Cairns News can advise readers this upgrade coincides with Federal Labor’s move to introduce Digital ID for all government clients, which in effect is at least 90 per cent of the population. Queensland Labor will be devising a method of integrating all state government issued licences including gun licences with the federal roll out of the MyGov ID program.
This upgrade aligns with National Cabinet calling for a federal register of gun owners.
Facial recognition systems will be incorporated by the federal and now state programs which in due course will be used to identify anyone wanting to apply for any state government licence or for patient facial recognition scanning at hospitals.
“The current system is not good enough,”” Mr Mellish claimed.
“I expect more, and I believe the people of Queensland deserve a 21st century solution.
“Reviews have been undertaken into the Camera Detected Offence Program and Emergency Vehicle Priority system issues reported in 2023, which identify a need to update the departments systems.”
The transport department system, first implemented by in 1993, is one of the Department’s core licensing, registration, and administration platforms, through which more than 4 million licences and nearly 6 million registrations are issued each year.
The Minister has called for the ageing systems replacement following multiple system failures, including the incorrect issue of double demerit points through the Camera Detected Offence Program.
It’s understood the system has become complex to maintain and modify and, as a result of the legacy architecture, maintenance and enhancement are both expensive and time consuming.
This has led to an increasing number of technical issues being experienced.
A further issue has recently been identified where a number of Queenslanders were prematurely upgraded from a provisional to open licence despite not being old enough or having served the correct provisional licence period.
Approximately 86 Queensland licence holders have been identified, however the issue appears to stem back to 2013 when minimum age requirements for P1, P2 and open licences were introduced by the Newman Government.
Transport and Main Roads are contacting all impacted Queenslanders and reissuing licences.
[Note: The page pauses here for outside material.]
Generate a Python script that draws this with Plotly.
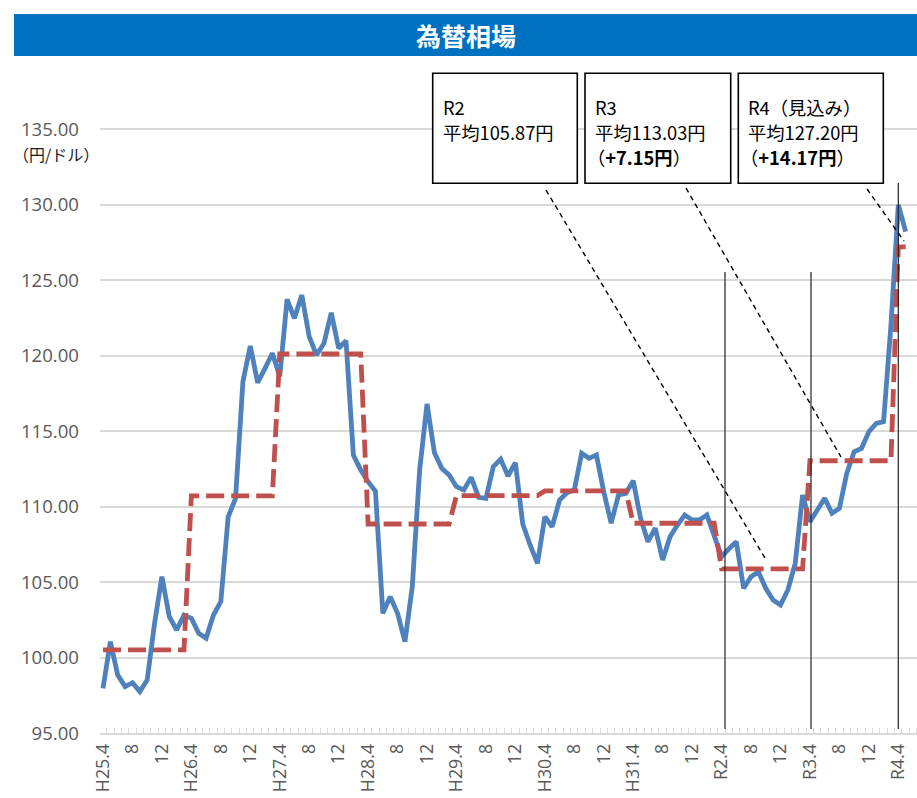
import plotly.graph_objects as go

# Month-end USD/JPY rate, April H25 (2013) through May R4 (2022)
rate = [
    97.96, 101.05, 98.84, 98.07, 98.33, 97.74, 98.51, 102.26, 105.35, 102.70, 101.82, 102.81,
    102.60, 101.60, 101.27, 102.81, 103.70, 109.32, 110.54, 118.27, 120.63, 118.20, 119.15, 120.15,
    118.60, 123.72, 122.46, 124.00, 121.25, 120.03, 120.80, 122.83, 120.48, 120.98, 113.41, 112.42,
    111.64, 111.00, 102.93, 104.03, 102.93, 101.05, 104.69, 112.42, 116.79, 113.57, 112.53, 112.09,
    111.31, 111.09, 111.93, 110.61, 110.54, 112.64, 113.13, 112.02, 112.90, 108.84, 107.45, 106.24,
    109.32, 108.66, 110.43, 110.91, 111.09, 113.52, 113.19, 113.41, 110.98, 108.89, 110.76, 110.87,
    111.70, 109.22, 107.67, 108.56, 106.46, 108.00, 108.77, 109.44, 109.11, 109.11, 109.44, 108.00,
    106.68, 107.20, 107.67, 104.58, 105.35, 105.68, 104.58, 103.81, 103.48, 104.47, 106.24, 110.76,
    109.00, 109.77, 110.54, 109.55, 109.88, 112.20, 113.63, 113.85, 114.95, 115.51, 115.62, 122.00,
    129.97, 128.20,
]

# Fiscal-year averages and the number of months each covers
fy_labels = ["H25", "H26", "H27", "H28", "H29", "H30", "R1", "R2", "R3", "R4"]
fy_avg = [100.50, 110.70, 120.10, 108.84, 110.72, 111.03, 108.89, 105.87, 113.03, 127.20]
fy_months = [12, 12, 12, 12, 12, 12, 12, 12, 12, 2]

tick_text = [
    "H25.4", "8", "12", "H26.4", "8", "12", "H27.4", "8", "12",
    "H28.4", "8", "12", "H29.4", "8", "12", "H30.4", "8", "12",
    "H31.4", "8", "12", "R2.4", "8", "12", "R3.4", "8", "12", "R4.4",
]

# Fiscal-year average repeated for each month of that year
avg_line = []
for a, n in zip(fy_avg, fy_months):
    avg_line += [a] * n

months = list(range(len(rate)))
tick_vals = months[::4][: len(tick_text)]

# Canvas geometry (pixels)
W, H = 917, 798
L, R, T, B = 100, 917, 60, 733
X0, XS = 103.0, 7.364      # pixel of first month, pixels per month
YS = 15.1                  # pixels per yen
Y_MIN = 95


def dx(px):
    return (px - X0) / XS


def dy(py):
    return Y_MIN + (B - py) / YS


def pxp(px):
    return (px - L) / (R - L)


def pyp(py):
    return (B - py) / (B - T)


GRID = "#d9d9d9"
Y_TICK_FONT = dict(family="Open Sans", size=18.6, color="#595959")
X_TICK_FONT = dict(family="Open Sans", size=17.8, color="#595959")
BOX_FONT = dict(family="Noto Sans CJK JP", size=18.3, color="#000000")

fig = go.Figure()
fig.add_trace(go.Scatter(
    x=months, y=rate, mode="lines",
    line=dict(color="#4F81BD", width=4.8),
    name="為替レート", hoverinfo="skip",
))
fig.add_trace(go.Scatter(
    x=months, y=avg_line, mode="lines",
    line=dict(color="#C0504D", width=4.8, dash="18px,7px"),
    name="年度平均", hoverinfo="skip",
))

shapes = []
annotations = []

# Title bar
shapes.append(dict(type="rect", xref="paper", yref="paper",
                   x0=pxp(14), x1=pxp(917), y0=pyp(56), y1=pyp(14),
                   fillcolor="#0070C0", line=dict(width=0), layer="above"))
annotations.append(dict(xref="paper", yref="paper", x=pxp(466), y=pyp(35),
                        text="<b>為替相場</b>", showarrow=False,
                        xanchor="center", yanchor="middle",
                        font=dict(family="Noto Sans CJK JP", size=25, color="white")))

# Unit label
annotations.append(dict(xref="paper", yref="paper", x=pxp(11), y=pyp(154),
                        text="（円/ドル）", showarrow=False,
                        xanchor="left", yanchor="middle",
                        font=dict(family="Noto Sans CJK JP", size=16, color="#1a1a1a")))

# Fiscal-year boundary markers
for px, top in [(725, 272), (811, 272), (898.3, 183)]:
    shapes.append(dict(type="line", xref="x", yref="y",
                       x0=dx(px), x1=dx(px), y0=dy(top), y1=dy(729),
                       line=dict(color="#222222", width=1.2), layer="above"))

# Leader lines from the callouts to the average steps
for (ax, ay), (bx, by) in [((546, 190), (765, 558)),
                           ((686, 188), (841, 457)),
                           ((867, 189), (904, 241))]:
    shapes.append(dict(type="line", xref="x", yref="y",
                       x0=dx(ax), y0=dy(ay), x1=dx(bx), y1=dy(by),
                       line=dict(color="#000000", width=1.4, dash="5px,4px"),
                       layer="above"))

# Callout boxes
boxes = [
    (432.7, 577.3, ["R2", "平均105.87円"]),
    (585.0, 730.7, ["R3", "平均113.03円", "（<b>+7.15円</b>）"]),
    (738.3, 883.3, ["R4（見込み）", "平均127.20円", "（<b>+14.17円</b>）"]),
]
for left, right, lines in boxes:
    shapes.append(dict(type="rect", xref="x", yref="y",
                       x0=dx(left), x1=dx(right), y0=dy(183.3), y1=dy(73.3),
                       fillcolor="white", line=dict(color="#000000", width=1.6),
                       layer="above"))
    for k, txt in enumerate(lines):
        # full-width opening parenthesis carries its own left spacing
        shift = -8 if txt.startswith("（") else 0
        annotations.append(dict(xref="x", yref="y",
                                x=dx(left + 8 + shift), y=dy(106.7 + 25 * k),
                                text=txt, showarrow=False,
                                xanchor="left", yanchor="middle",
                                font=BOX_FONT))

fig.update_layout(
    width=W, height=H,
    margin=dict(l=L, r=W - R, t=T, b=H - B, pad=0),
    paper_bgcolor="white", plot_bgcolor="white",
    showlegend=False,
    shapes=shapes, annotations=annotations,
    xaxis=dict(
        range=[dx(L), dx(R)],
        tickmode="array", tickvals=tick_vals, ticktext=tick_text,
        tickangle=-90, tickfont=X_TICK_FONT, ticks="",
        ticklabelstandoff=2,
        showgrid=False, zeroline=False,
        showline=True, linecolor=GRID, linewidth=1.6,
        minor=dict(tickmode="linear", tick0=-0.5, dtick=1,
                   ticks="inside", ticklen=5, tickcolor=GRID, tickwidth=1.2,
                   showgrid=False),
    ),
    yaxis=dict(
        range=[Y_MIN, dy(T)],
        tickmode="linear", tick0=95, dtick=5, tickformat=".2f",
        tickfont=Y_TICK_FONT, ticks="", ticklabelstandoff=20,
        showgrid=True, gridcolor=GRID, gridwidth=1.6,
        zeroline=False, showline=False,
    ),
)

fig.write_html("out.html")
Those previously impacted, who now qualify for an open licence, will not have to have a new licence issued.
It is the Ministers expectation that any new system adopted will not only be future-proof and incorporate world-leading technology but also ensure value for money for the state of Queensland.
Transport and Main Roads is implementing the recommendations from the reviews progressively, and will ensure there is a renewed focus on system governance.